[Work to be completed]: Starting with the first line below, extract each line through the one that contains "from matplotlib.ticker import FixedLocator", inclusive, excluding pictures.

##############################

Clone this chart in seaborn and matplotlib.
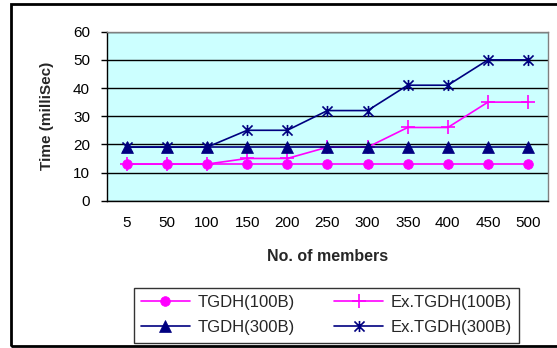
import pandas as pd
import numpy as np
import seaborn as sns
import matplotlib.pyplot as plt
from matplotlib.patches import Rectangle
from matplotlib.path import Path
from matplotlib.ticker import FixedLocator

members = ['5', '50', '100', '150', '200', '250', '300', '350', '400', '450', '500']
tgdh_100 = [13, 13, 13, 13, 13, 13, 13, 13, 13, 13, 13]
ex_tgdh_100 = [13, 13, 13, 15, 15, 19, 19, 26, 26, 35, 35]
tgdh_300 = [19, 19, 19, 19, 19, 19, 19, 19, 19, 19, 19]
ex_tgdh_300 = [19, 19, 19, 25, 25, 32, 32, 41, 41, 50, 50]

series = {
    'TGDH(100B)': tgdh_100,
    'Ex.TGDH(100B)': ex_tgdh_100,
    'TGDH(300B)': tgdh_300,
    'Ex.TGDH(300B)': ex_tgdh_300,
}
rows = []
for name, vals in series.items():
    for i, v in enumerate(vals):
        rows.append({'idx': i, 'time': v, 'series': name})
df = pd.DataFrame(rows)

sns.set_style('white')
plt.rcParams['font.family'] = ['Liberation Sans', 'DejaVu Sans']

# excel-like star: an X plus a vertical bar
star = Path([(-1, -1), (1, 1), (-1, 1), (1, -1), (0, -1.1), (0, 1.1)],
            [Path.MOVETO, Path.LINETO, Path.MOVETO, Path.LINETO, Path.MOVETO, Path.LINETO])

fig = plt.figure(figsize=(5.57, 3.48), dpi=100)
ax = fig.add_axes([106.7 / 557, 1 - 200.7 / 348, 441.5 / 557, 169 / 348])

palette = {'TGDH(100B)': '#FF00FF', 'Ex.TGDH(100B)': '#FF00FF',
           'TGDH(300B)': '#000080', 'Ex.TGDH(300B)': '#000080'}
markers = {'TGDH(100B)': 'o', 'Ex.TGDH(100B)': '+',
           'TGDH(300B)': '^', 'Ex.TGDH(300B)': star}
sizes = {'TGDH(100B)': 7, 'Ex.TGDH(100B)': 10,
         'TGDH(300B)': 8, 'Ex.TGDH(300B)': 8}

for name in series:
    sub = df[df.series == name]
    sns.lineplot(data=sub, x='idx', y='time', ax=ax, color=palette[name],
                 marker=markers[name], markersize=sizes[name],
                 markeredgewidth=1.2 if name.startswith('Ex') else 0.5,
                 markeredgecolor=palette[name], linewidth=1.2,
                 label=name, legend=False)

ax.set_facecolor('#CCFFFF')
ax.set_xlim(-0.5, 10.5)
ax.set_ylim(0, 60)
ax.set_yticks(range(0, 61, 10))
ax.yaxis.grid(True, color='black', linewidth=1)
ax.xaxis.grid(False)
ax.set_axisbelow(True)

ax.set_xticks(range(len(members)))
ax.set_xticklabels(members)
ax.xaxis.set_minor_locator(FixedLocator(np.arange(-0.5, 11, 1)))
ax.tick_params(axis='x', which='major', length=0, pad=11, labelsize=11, colors='black')
ax.tick_params(axis='x', which='minor', length=4, width=1, direction='out', color='black')
ax.tick_params(axis='y', length=4, width=1, direction='out', pad=8, labelsize=11, colors='black', left=True)

for side in ['top', 'right']:
    ax.spines[side].set_color('#808080')
    ax.spines[side].set_linewidth(1)
for side in ['left', 'bottom']:
    ax.spines[side].set_color('black')
    ax.spines[side].set_linewidth(1)

ax.set_xlabel('No. of members', fontsize=11.5, fontweight='bold')
ax.set_ylabel('Time (milliSec)', fontsize=11, fontweight='bold')
ax.xaxis.set_label_coords(0.5, -0.286)
ax.yaxis.set_label_coords(-0.119, 0.5)

handles, labels = ax.get_legend_handles_labels()
order = [labels.index(n) for n in ['TGDH(100B)', 'TGDH(300B)', 'Ex.TGDH(100B)', 'Ex.TGDH(300B)']]
leg = fig.legend([handles[i] for i in order], [labels[i] for i in order],
                 loc='center', bbox_to_anchor=(0.586, 0.0948), ncol=2,
                 fontsize=12, frameon=True, fancybox=False, handlelength=2.9,
                 handletextpad=0.45, columnspacing=2.4, borderpad=0.45,
                 labelspacing=0.6)
leg.get_frame().set_edgecolor('black')
leg.get_frame().set_linewidth(1)

fig.patches.append(Rectangle((11 / 557, 1 - 346 / 348), 0.99, (346 - 4) / 348,
                             transform=fig.transFigure, fill=False,
                             edgecolor='black', linewidth=2))

fig.savefig('out.png', dpi=100)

##############################

[Solution to this problem]:
Clone this chart in seaborn and matplotlib.
import pandas as pd
import numpy as np
import seaborn as sns
import matplotlib.pyplot as plt
from matplotlib.patches import Rectangle
from matplotlib.path import Path
from matplotlib.ticker import FixedLocator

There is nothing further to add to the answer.